Impact of Server Failure on Coherence Request Processing
- by jpurdy
Requests against a given cache server may be temporarily blocked for several seconds following the failure of other cluster members. This may cause issues for applications that can not tolerate multi-second response times even during failover processing (ignoring for the moment that in practice there are a variety of issues that make such absolute guarantees challenging even when there are no server failures).
In general, Coherence is designed around the principle that failures in one member should not affect the rest of the cluster if at all possible. However, it's obvious that if that failed member was managing a piece of state that another member depends on, the second member will need to wait until a new member assumes responsibility for managing that state. This transfer of responsibility is (as of Coherence 3.7) performed by the primary service thread for each cache service. The finest possible granularity for transferring responsibility is a single partition. So the question becomes how to minimize the time spent processing each partition.
Here are some optimizations that may reduce this period:
Reduce the size of each partition (by increasing the partition count)

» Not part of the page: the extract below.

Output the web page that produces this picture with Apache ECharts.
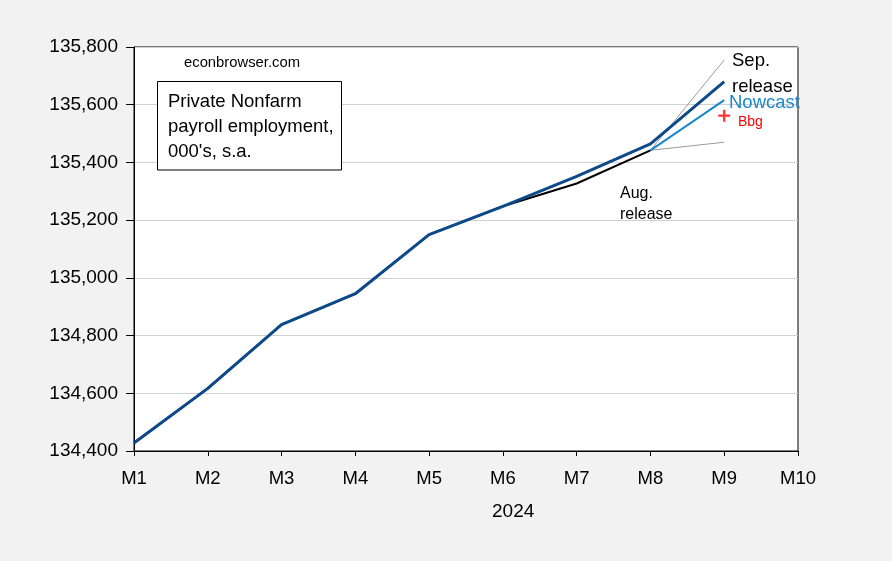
<!DOCTYPE html>
<html><head><meta charset="utf-8">
<script src="https://cdn.jsdelivr.net/npm/echarts@6/dist/echarts.min.js"></script>
<style>html,body{margin:0;padding:0;background:#f2f2f2}#c{width:892px;height:561px}</style>
</head><body><div id="c"></div>
<script>
const categories = ['M1','M2','M3','M4','M5','M6','M7','M8','M9','M10'];
const sepRelease = [134428, 134617, 134838, 134945, 135150, 135248, 135352, 135464, 135680, null];
const augRelease = [134428, 134617, 134838, 134945, 135150, 135248, 135327, 135442, null, null];
const nowcast = [null, null, null, null, null, null, null, 135442, 135616, null];
const bbg = [null, null, null, null, null, null, null, null, 135562, null];
const leaderSep = [null, null, null, null, null, null, null, 135442, 135755, null];
const leaderAug = [null, null, null, null, null, null, null, 135442, 135470, null];
const yTicks = {min: 134400, max: 135800, step: 200};
const xTitle = '2024';

const FONT = 'Arial, "Liberation Sans", sans-serif';
const chart = echarts.init(document.getElementById('c'), null, {renderer: 'canvas'});
chart.setOption({
  backgroundColor: '#f2f2f2',
  animation: false,
  grid: {left: 134, right: 94, top: 47, bottom: 110, show: true, backgroundColor: '#ffffff', borderColor: '#000', borderWidth: 1},
  xAxis: {
    type: 'category', data: categories, boundaryGap: false,
    axisLine: {lineStyle: {color: '#000', width: 1}},
    axisTick: {inside: false, length: 5, lineStyle: {color: '#000'}},
    axisLabel: {color: '#000', fontSize: 18.5, fontFamily: FONT, margin: 18},
    splitLine: {show: false}
  },
  yAxis: {
    type: 'value', min: yTicks.min, max: yTicks.max, interval: yTicks.step,
    axisLine: {show: true, lineStyle: {color: '#000', width: 1}},
    axisTick: {show: true, inside: false, length: 8, lineStyle: {color: '#000'}},
    axisLabel: {color: '#000', fontSize: 19, fontFamily: FONT, margin: 16,
      formatter: v => v.toLocaleString('en-US')},
    splitLine: {show: true, lineStyle: {color: '#d0d0d0', width: 1}}
  },
  series: [
    {type: 'line', data: leaderSep, symbol: 'none', lineStyle: {color: '#808080', width: 0.8}, z: 1},
    {type: 'line', data: leaderAug, symbol: 'none', lineStyle: {color: '#808080', width: 0.8}, z: 1},
    {type: 'line', data: augRelease, symbol: 'none', lineStyle: {color: '#000000', width: 2}, z: 2},
    {type: 'line', data: nowcast, symbol: 'none', lineStyle: {color: '#1a87c9', width: 2}, z: 3},
    {type: 'line', data: sepRelease, symbol: 'none', lineStyle: {color: '#0d4a8a', width: 3}, z: 4},
    {type: 'scatter', data: bbg, symbol: 'path://M5,0h2.4v5h5v2.4h-5v5h-2.4v-5h-5v-2.4h5z', symbolSize: 12,
      itemStyle: {color: '#ff0000'}, z: 5}
  ],
  graphic: [
    {type: 'text', z: 100, left: 184, top: 55.5, style: {text: 'econbrowser.com', fill: '#000', font: '14.8px ' + FONT}},
    {type: 'rect', z: 100, shape: {x: 157.5, y: 81.5, width: 184, height: 88.5}, style: {fill: '#fff', stroke: '#000', lineWidth: 1}},
    {type: 'text', z: 101, left: 168, top: 89, style: {text: 'Private Nonfarm\npayroll employment,\n000\'s, s.a.', fill: '#000', font: '18.5px ' + FONT, lineHeight: 25}},
    {type: 'text', z: 100, left: 732, top: 48.5, style: {text: 'Sep.\nrelease', fill: '#000', font: '18.5px ' + FONT, lineHeight: 25.5}},
    {type: 'text', z: 100, left: 729, top: 93.5, style: {text: 'Nowcast', fill: '#1a87c9', font: '18.5px ' + FONT}},
    {type: 'text', z: 100, left: 738, top: 115, style: {text: 'Bbg', fill: '#ff0000', font: '14px ' + FONT}},
    {type: 'text', z: 100, left: 620, top: 183, style: {text: 'Aug.\nrelease', fill: '#000', font: '16px ' + FONT, lineHeight: 21}},
    {type: 'text', z: 100, left: 492, top: 502, style: {text: xTitle, fill: '#000', font: '19px ' + FONT}}
  ]
});
</script>
</body></html>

Increase the number of JVMs across the cluster (increasing the total number of primary service threads)
Increase the number of CPUs across the cluster (making sure that each JVM has a CPU core when needed)
Re-evaluate the set of configured indexes (as these will need to be rebuilt when a partition moves)
Make sure that the backing map is as fast as possible (in most cases this means running on-heap)
Make sure that the cluster is running on hardware with fast CPU cores (since the partition processing is single-threaded)
As always, proper testing is required to make sure that configuration changes have the desired effect (and also to quantify that effect).